What irks her is the conservative belief that the Promise Keepers, who just lured at least 700,000 to the Mall in Washington, signal a victory for family values.

“When will we learn that religion does not a conservative make, nor atheism a liberal. Like all people driven by emotion, (Promise Keepers) could be swung like a lariat; the Right is in trouble if we think that 700,000 weeping men is good news in an era that is already close to rule by hysteria. Whatever happened to our traditional distrust of the mob?”

She also rejects the suggestion by some conservative pundits that the Promise Keepers represent a “fatal blow to radical feminism.

“After three decades of male bashing,” King wonders, “what is there to gloat about in the spectacle of 700,000 men curdling with guilt and begging for forgiveness? It sounds like successful brainwashing to me,” she writes.

Quickly: Oct. 31 Entertainment Weekly’s annual most powerful folks in entertainment is rife with usual suspects and top-heavy with corporate executives. The top 10 of its 101 big shots are Steven Spielberg, Time Warner’s Gerald Levin and Ted Turner, Rupert Murdoch, Disney’s Michael Eisner, Oprah Winfrey, George Lucas, Seagram Co.’s Edgar Bronfman Jr., NBC executives Bob Wright, Don Ohlmeyer and Warren Littlefield, Jerry Seinfeld and Viacom boss Sumner Redstone. In case you wondered, No. 101 is a 25-year-old named Harry Knowles, who runs a gossip-filled web site at www.aint-it-cool-news.com but has apparently not figured out yet how to make money off it. Why this symbolizes clout remains a bit hazy. . . .

November Harper’s Magazine is definitely worth checking out for nine short, and good if not scintillating, stories by Anton Chekhov not previously translated into English. There is also an homage to author Don DeLillo, a look at the super-secret federal panel that rules on whether intelligence agencies can wiretap or search homes of suspected spies, a listing of salutations in letters to Chicago’s Nelson Algren from French writer Simon de Beauvoir (“My precious beloved Chicago Man,” “Dearest sitting and brooding local beast,” among others), and a quickie reminder of the corporate influence in higher education via names of endowed professorships (Northwestern’s Dow Chemical Co. Research Professor of Chemistry, and Texas’ La Quinta Motor Inns Centennial Professor of Business). . . .

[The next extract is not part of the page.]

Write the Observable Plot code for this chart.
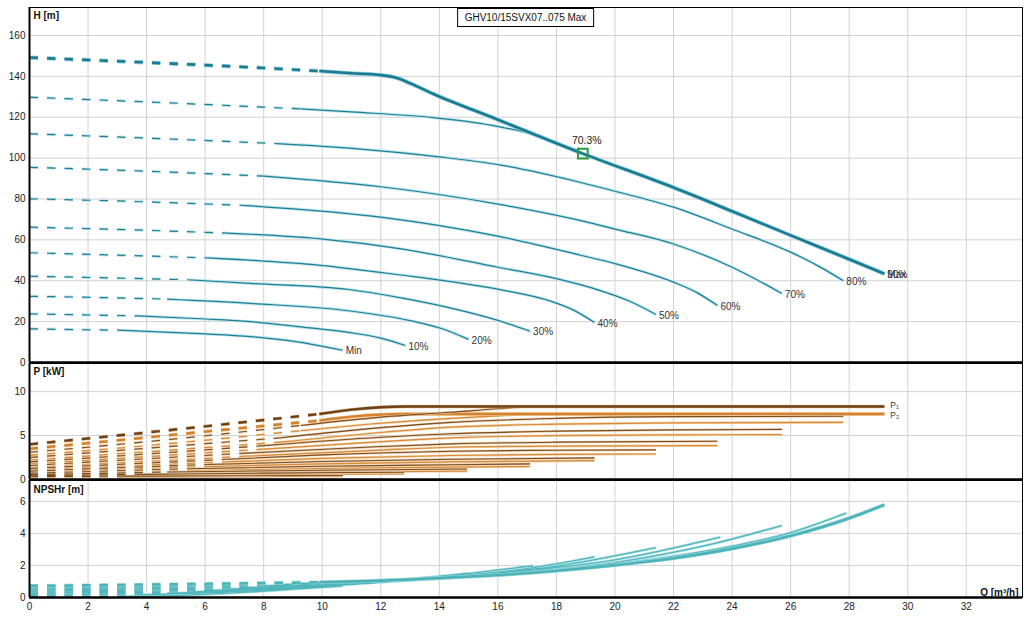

Less is more seems to be the mantra as November House Beautiful polls 101 designers on their tips for the rest of us, as well as suggestions such as don’t get stuff for the house while you’re on vacation. . . . Nov. 10 New Republic has a cerebral skewering of the afore-praised Don DeLillo, by critic James Wood who opens by decreeing that DeLillo’s new lavishly praised opus, “Underworld,” is “at once distractingly centrifugal and dogmatically centripetal: its many characters dissolve an intensity that the novel insists on repeating and repeating.” Got it? . . .

The mix of genius, risk and mean-spiritedness marking the amazing life of Frank Sinatra is well captured by John Lahr in a terrific profile in Nov. 3 New Yorker which includes lots of unprintable (in a family newspaper) anecdotes about his dear old mother, who didn’t particularly like much of the family. “She always said to me and Nancy, `When I’m dead, everything goes to Frankie. You girls get nothing,’ ” recalls Frank’s daughter Tina. “She was a difficult woman.” But such tales are useful for Lahr since, “From the start, Sinatra embraced and bullied the world as his mother had embraced and bullied him.”